Review Summary: The auditory equivalent of dressing in your finest clothes, only to forget to iron and polish them.
Korean starlet IU has rapidly come a long way from being South Korea’s Little Sister (an informality bestowed upon those in the country that are well-known, and generally sweet and lovely). 2013’s Modern Times
and now Palette
are hardly departures from innocence in the same way as a certain Miss Cyrus (other tearaways are also available); still, they follow a trend towards maturity distanced from cutesy teeny pop, through Modern Times
’ swing and bossa-nova to her newest, an exploration of contemporary R&B and delicate ballads. Frustratingly, it doesn’t feel wholly natural yet.

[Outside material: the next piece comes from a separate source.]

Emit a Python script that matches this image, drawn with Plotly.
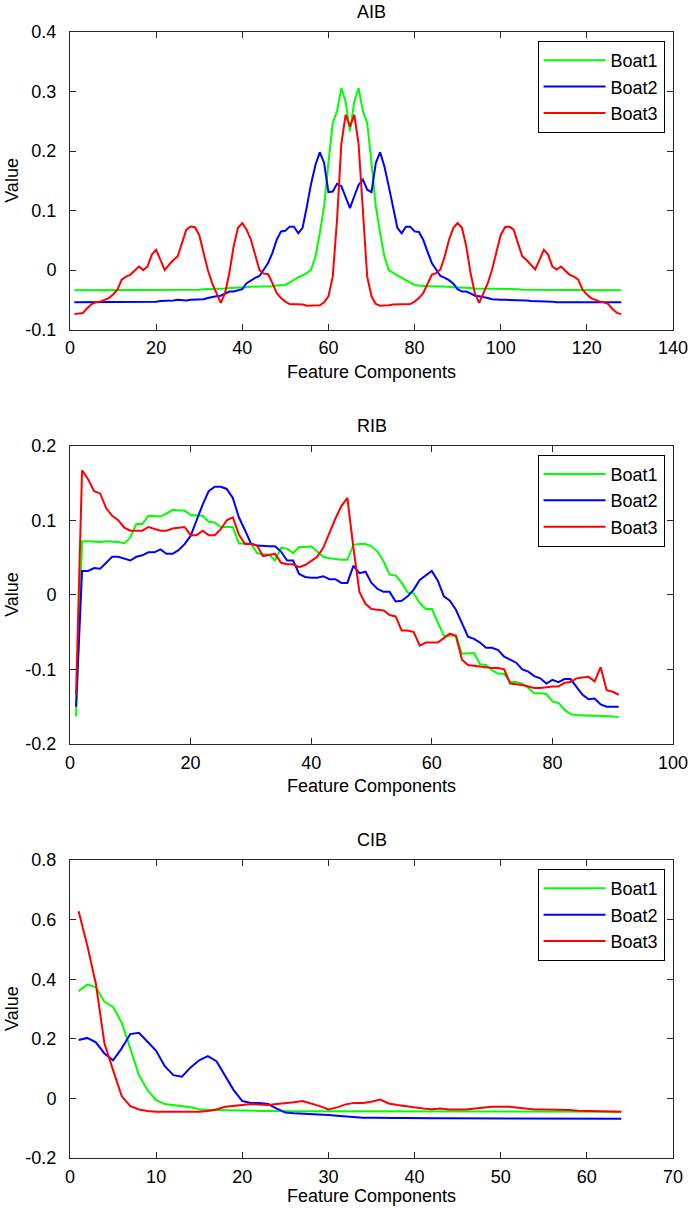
import plotly.graph_objects as go

# ---------------- DATA ----------------
series_names = ["Boat1", "Boat2", "Boat3"]
series_colors = ["#00FF00", "#0000FF", "#FF0000"]

# AIB (128 components)
aib_x = list(range(1, 129))
aib_boat1 = [
    -0.034, -0.034, -0.034, -0.034, -0.034, -0.034, -0.034, -0.034, -0.034, -0.034,
    -0.034, -0.034, -0.034, -0.034, -0.034, -0.034, -0.034, -0.034, -0.034, -0.034,
    -0.033, -0.033, -0.033, -0.033, -0.033, -0.033, -0.033, -0.033, -0.033, -0.033,
    -0.032, -0.032, -0.032, -0.031, -0.031, -0.031, -0.030, -0.030, -0.030, -0.029,
    -0.029, -0.028, -0.028, -0.027, -0.027, -0.027, -0.027, -0.026,
    -0.026, -0.025, -0.021, -0.016, -0.012, -0.009, -0.005, 0.001,
    0.023, 0.062, 0.107, 0.180, 0.247, 0.267, 0.306, 0.283,
    0.233, 0.283, 0.306, 0.267, 0.247, 0.180, 0.107, 0.062,
    0.023, 0.000, -0.005, -0.009, -0.013, -0.017, -0.022, -0.025,
    -0.026, -0.027, -0.027, -0.027, -0.027, -0.027, -0.028, -0.028,
    -0.029, -0.029, -0.030, -0.030, -0.030, -0.031, -0.031, -0.031,
    -0.032, -0.032, -0.032, -0.032, -0.032, -0.032, -0.032, -0.032,
    -0.033, -0.033, -0.033, -0.033, -0.033, -0.033, -0.033, -0.033,
    -0.034, -0.034, -0.034, -0.034, -0.034, -0.034, -0.034, -0.034,
    -0.034, -0.034, -0.034, -0.034, -0.034, -0.034, -0.034, -0.034,
]
aib_boat2 = [
    -0.054, -0.054, -0.054, -0.054, -0.054, -0.054, -0.054, -0.054, -0.054, -0.054,
    -0.054, -0.054, -0.054, -0.054, -0.053, -0.053, -0.053, -0.053, -0.053, -0.053,
    -0.052, -0.052, -0.052, -0.051, -0.050, -0.051, -0.051, -0.050, -0.050, -0.050,
    -0.049, -0.047, -0.045, -0.044, -0.043, -0.039, -0.036, -0.036, -0.034,
    -0.032, -0.022, -0.017, -0.013, -0.010, 0.000, 0.012, 0.029, 0.051, 0.065,
    0.066, 0.073, 0.073, 0.062, 0.071, 0.107, 0.146, 0.177, 0.198, 0.180,
    0.131, 0.132, 0.145, 0.141, 0.124, 0.104, 0.124, 0.143, 0.152, 0.135,
    0.131, 0.180, 0.198,
    0.174, 0.141, 0.107, 0.071, 0.062, 0.073, 0.073, 0.065, 0.064, 0.051,
    0.031, 0.012, 0.001, -0.010, -0.013, -0.017, -0.023, -0.032, -0.036, -0.036,
    -0.039, -0.043, -0.044, -0.045, -0.047, -0.049, -0.050, -0.050,
    -0.050, -0.050, -0.051, -0.051, -0.050,
    -0.051, -0.052, -0.052, -0.053, -0.053, -0.053, -0.053, -0.054, -0.054, -0.054,
    -0.054, -0.054, -0.054, -0.054, -0.054, -0.054, -0.054, -0.054, -0.054, -0.054,
    -0.054, -0.054, -0.054,
]
aib_boat3 = [
    -0.074, -0.073, -0.072, -0.064, -0.057, -0.054, -0.053, -0.050, -0.047, -0.041,
    -0.033, -0.016, -0.011, -0.008, -0.001, 0.006, 0.000, 0.006, 0.026, 0.034,
    0.017, 0.000, 0.009, 0.017, 0.023, 0.045, 0.068, 0.073, 0.072, 0.059,
    0.029, 0.000, -0.022, -0.039, -0.055, -0.039, -0.005, 0.040, 0.071, 0.079,
    0.068, 0.051, 0.026, 0.000, -0.006, -0.007, -0.022, -0.039, -0.047, -0.053,
    -0.057, -0.057, -0.057, -0.058, -0.060, -0.060, -0.060, -0.059, -0.054, -0.044,
    -0.011, 0.085, 0.212, 0.261, 0.241, 0.261, 0.212, 0.090, -0.011, -0.044,
    -0.057, -0.060, -0.060, -0.059, -0.058, -0.058, -0.057, -0.057, -0.057, -0.053,
    -0.047, -0.039, -0.022, -0.008, -0.005, 0.001, 0.023, 0.051, 0.071, 0.079,
    0.071, 0.040, -0.005, -0.039, -0.055, -0.039, -0.022, 0.001, 0.029, 0.059,
    0.072, 0.073, 0.068, 0.045, 0.023, 0.017, 0.009, 0.001, 0.017, 0.034,
    0.026, 0.006, 0.001, 0.006, -0.001, -0.008, -0.011, -0.016, -0.033, -0.041,
    -0.047, -0.050, -0.053, -0.054, -0.057, -0.066, -0.072, -0.074,
]

# RIB (91 components)
rib_x = list(range(1, 92))
rib_boat1 = [
    -0.163, 0.072, 0.072, 0.071, 0.071, 0.072, 0.072, 0.071, 0.069, 0.077,
    0.095, 0.095, 0.106, 0.105, 0.105, 0.109, 0.114, 0.113, 0.113, 0.107,
    0.106, 0.106, 0.098, 0.097, 0.091, 0.091, 0.091, 0.069, 0.069, 0.069,
    0.056, 0.054, 0.054, 0.046, 0.063, 0.062, 0.056, 0.064, 0.064, 0.065,
    0.058, 0.051, 0.049, 0.048, 0.047, 0.047, 0.067, 0.068, 0.068, 0.065,
    0.058, 0.045, 0.027, 0.026, 0.016, 0.003, 0.002, -0.011, -0.019, -0.019,
    -0.036, -0.055, -0.055, -0.055, -0.079, -0.079, -0.078, -0.093, -0.094, -0.101,
    -0.106, -0.106, -0.117, -0.117, -0.119, -0.125, -0.132, -0.132, -0.133, -0.143,
    -0.145, -0.154, -0.160, -0.161, -0.162, -0.162, -0.162, -0.162, -0.163, -0.163,
    -0.164,
]
rib_boat2 = [
    -0.150, 0.032, 0.032, 0.036, 0.035, 0.043, 0.051, 0.051, 0.048, 0.046,
    0.051, 0.053, 0.057, 0.057, 0.061, 0.055, 0.055, 0.060, 0.068, 0.079,
    0.100, 0.121, 0.139, 0.145, 0.145, 0.142, 0.130, 0.104, 0.087, 0.069,
    0.066, 0.065, 0.065, 0.065, 0.058, 0.046, 0.046, 0.028, 0.024, 0.023,
    0.023, 0.025, 0.021, 0.021, 0.016, 0.016, 0.039, 0.029, 0.031, 0.016,
    0.008, 0.004, 0.004, -0.009, -0.008, -0.002, 0.007, 0.020, 0.026, 0.032,
    0.019, -0.002, -0.008, -0.020, -0.038, -0.056, -0.059, -0.064, -0.071, -0.071,
    -0.074, -0.083, -0.087, -0.091, -0.100, -0.103, -0.109, -0.112, -0.119, -0.114,
    -0.117, -0.113, -0.113, -0.123, -0.134, -0.140, -0.139, -0.147, -0.150, -0.150,
    -0.150,
]
rib_boat3 = [
    -0.134, 0.167, 0.155, 0.139, 0.136, 0.116, 0.106, 0.100, 0.090, 0.086,
    0.086, 0.086, 0.091, 0.088, 0.086, 0.086, 0.089, 0.090, 0.091, 0.080,
    0.080, 0.086, 0.080, 0.080, 0.088, 0.100, 0.104, 0.081, 0.068, 0.068,
    0.066, 0.052, 0.054, 0.055, 0.043, 0.041, 0.041, 0.037, 0.040, 0.046,
    0.051, 0.063, 0.083, 0.102, 0.119, 0.130, 0.063, 0.004, -0.012, -0.019,
    -0.020, -0.021, -0.027, -0.029, -0.048, -0.048, -0.050, -0.068, -0.064, -0.064,
    -0.064, -0.058, -0.052, -0.055, -0.087, -0.094, -0.095, -0.096, -0.096, -0.098,
    -0.098, -0.100, -0.119, -0.120, -0.121, -0.123, -0.125, -0.125, -0.124, -0.123,
    -0.123, -0.118, -0.117, -0.112, -0.111, -0.110, -0.116, -0.097, -0.128, -0.130,
    -0.134,
]

# CIB (64 components)
cib_x = list(range(1, 65))
cib_boat1 = [
    0.360, 0.382, 0.374, 0.324, 0.307, 0.254, 0.168, 0.078, 0.028, -0.006,
    -0.019, -0.022, -0.026, -0.030, -0.036, -0.039, -0.039, -0.040, -0.041, -0.041,
    -0.042, -0.042, -0.042, -0.043, -0.043, -0.043, -0.043, -0.043, -0.044, -0.044,
    -0.044, -0.044, -0.044, -0.044, -0.044, -0.044, -0.044, -0.044, -0.045, -0.045,
    -0.045, -0.045, -0.045, -0.045, -0.045, -0.045, -0.045, -0.045, -0.045, -0.045,
    -0.045, -0.045, -0.045, -0.045, -0.045, -0.045, -0.045, -0.045, -0.045, -0.045,
    -0.045, -0.045, -0.045, -0.045,
]
cib_boat2 = [
    0.196, 0.203, 0.188, 0.151, 0.128, 0.168, 0.216, 0.220, 0.190, 0.160,
    0.108, 0.078, 0.073, 0.104, 0.128, 0.142, 0.125, 0.078, 0.028, -0.009,
    -0.015, -0.015, -0.019, -0.034, -0.047, -0.050, -0.051, -0.053, -0.054, -0.056,
    -0.058, -0.061, -0.064, -0.065, -0.065, -0.066, -0.066, -0.066, -0.066, -0.067,
    -0.067, -0.067, -0.067, -0.067, -0.067, -0.067, -0.067, -0.067, -0.067, -0.067,
    -0.067, -0.067, -0.067, -0.067, -0.067, -0.067, -0.068, -0.068, -0.068, -0.068,
    -0.068, -0.068, -0.068, -0.068,
]
cib_boat3 = [
    0.628, 0.514, 0.385, 0.184, 0.095, 0.008, -0.026, -0.037, -0.042, -0.045,
    -0.045, -0.045, -0.045, -0.045, -0.045, -0.042, -0.037, -0.028, -0.026, -0.022,
    -0.019, -0.020, -0.022, -0.019, -0.017, -0.013, -0.009, -0.017, -0.026, -0.037,
    -0.030, -0.020, -0.015, -0.015, -0.011, -0.004, -0.017, -0.022, -0.026, -0.031,
    -0.034, -0.036, -0.034, -0.037, -0.037, -0.037, -0.034, -0.031, -0.028, -0.028,
    -0.028, -0.031, -0.034, -0.037, -0.037, -0.037, -0.039, -0.039, -0.041, -0.042,
    -0.042, -0.042, -0.045, -0.045,
]

panel_titles = ["AIB", "RIB", "CIB"]
x_title = "Feature Components"
y_title = "Value"

aib_xticks = [0, 20, 40, 60, 80, 100, 120, 140]
aib_yticks = [-0.1, 0, 0.1, 0.2, 0.3, 0.4]
aib_yticktext = ["-0.1", "0", "0.1", "0.2", "0.3", "0.4"]
rib_xticks = [0, 20, 40, 60, 80, 100]
rib_yticks = [-0.2, -0.1, 0, 0.1, 0.2]
rib_yticktext = ["-0.2", "-0.1", "0", "0.1", "0.2"]
cib_xticks = [0, 10, 20, 30, 40, 50, 60, 70]
cib_yticks = [-0.2, 0, 0.2, 0.4, 0.6, 0.8]
cib_yticktext = ["-0.2", "0", "0.2", "0.4", "0.6", "0.8"]

# ---------------- FIGURE ----------------
FONT = "Liberation Sans, Arial, Helvetica, sans-serif"
AX = "#262626"

panels = [
    dict(x=aib_x, ys=[aib_boat1, aib_boat2, aib_boat3], xr=[0, 140], yr=[-0.1, 0.4],
         xt=aib_xticks, yt=aib_yticks, ytt=aib_yticktext, dom=[0.7357, 1.0], xlab=-42),
    dict(x=rib_x, ys=[rib_boat1, rib_boat2, rib_boat3], xr=[0, 100], yr=[-0.2, 0.2],
         xt=rib_xticks, yt=rib_yticks, ytt=rib_yticktext, dom=[0.3677, 0.6326], xlab=-42),
    dict(x=cib_x, ys=[cib_boat1, cib_boat2, cib_boat3], xr=[0, 70], yr=[-0.2, 0.8],
         xt=cib_xticks, yt=cib_yticks, ytt=cib_yticktext, dom=[0.0, 0.2646], xlab=-38),
]

fig = go.Figure()
layout = dict(
    width=688, height=1208,
    margin=dict(l=70, r=15, t=32, b=50, autoexpand=False),
    paper_bgcolor="white", plot_bgcolor="white",
    font=dict(family=FONT, size=18, color="black"),
    showlegend=True,
    annotations=[],
)

for i, p in enumerate(panels):
    sfx = "" if i == 0 else str(i + 1)
    leg = "legend" + sfx
    for name, color, y in zip(series_names, series_colors, p["ys"]):
        fig.add_trace(go.Scatter(
            x=p["x"], y=y, mode="lines", name=name,
            line=dict(color=color, width=2),
            xaxis="x" + sfx, yaxis="y" + sfx, legend=leg,
        ))
    common = dict(showline=True, mirror="allticks", linecolor=AX, linewidth=1,
                  ticks="inside", ticklen=6, tickcolor=AX, tickwidth=1,
                  showgrid=False, zeroline=False, fixedrange=True,
                  ticklabeloverflow="allow",
                  tickfont=dict(family=FONT, size=18, color="black"))
    layout["xaxis" + sfx] = dict(common, domain=[0, 1], range=p["xr"], tickmode="array",
                                 tickvals=p["xt"], ticktext=[str(v) for v in p["xt"]],
                                 anchor="y" + sfx, ticklabelstandoff=2)
    layout["yaxis" + sfx] = dict(common, domain=p["dom"], range=p["yr"], tickmode="array",
                                 tickvals=p["yt"], ticktext=p["ytt"],
                                 anchor="x" + sfx, ticklabelstandoff=9)
    layout[leg] = dict(x=0.986, xanchor="right", y=p["dom"][1] - 0.0080, yanchor="top",
                       bgcolor="white", bordercolor="black", borderwidth=1,
                       font=dict(family=FONT, size=18, color="black"),
                       itemwidth=62, tracegroupgap=0)
    xr = "x" + sfx + " domain"
    yr = "y" + sfx + " domain"
    layout["annotations"] += [
        dict(text=panel_titles[i], xref=xr, yref=yr, x=0.5, y=1, xanchor="center",
             yanchor="middle", yshift=20, showarrow=False, font=dict(size=18, family=FONT)),
        dict(text=x_title, xref=xr, yref=yr, x=0.5, y=0, xanchor="center",
             yanchor="middle", yshift=p["xlab"], showarrow=False, font=dict(size=18, family=FONT)),
        dict(text=y_title, xref=xr, yref=yr, x=0, y=0.5, xanchor="center",
             yanchor="middle", xshift=-58, textangle=-90, showarrow=False,
             font=dict(size=18, family=FONT)),
    ]

fig.update_layout(**layout)
fig.write_html("out.html")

Opener ‘dlwlrma’ suffices as a bridging point between Modern Times
wonderfully, the former's swing influences proving to be the dominating characteristic. From here though, certainly until ‘Full Stop,’ IU embraces her new R&B focus wholeheartedly. The cool downtempo of the title track is irresistibly catchy, while imbued with an urbaneness unthinkable from her earlier works; downtempo is replaced for smoother jazz notes in ‘Can’t Love You Anymore’ (benefitting further from OHHYUK’s soulful contribution), yet its effect is largely the same. ‘Jam Jam’ is subject to some irritating vocals, but its house-y synth section bounces along with such conviction that, ultimately, one still finds themselves dancing away by its conclusion.
It’s unfortunate that Palette
’s greatest weakness should be something as simple as its structure, especially considering the ‘offending tracks’ are all beautifully executed when individually assessed. It should never have been the case, but its ballad-loaded rear means it really works better when listening on shuffle. Piano-led ‘Full Stop’ actually comes as a welcome change of pace, her jazzy lilt complementing its movie-credits juxtaposition of peace and grandeur particularly well. The problem is, Palette
never picks itself up again; while acoustic ‘Through the Night’ is a gorgeous bittersweet piece, and ‘Love Alone’ is practically auditory gossamer, the modern energy of its first half feels decidedly absent, as though asphyxiated. Spread more generously throughout, rather than lumped at the end, its ballads may have made Palette
an extraordinarily good pop album. To be fair, it is – just not in the order in which IU presents it. Listen to it once, and then arrange it to your own liking; it's the spit and polish this album deserves.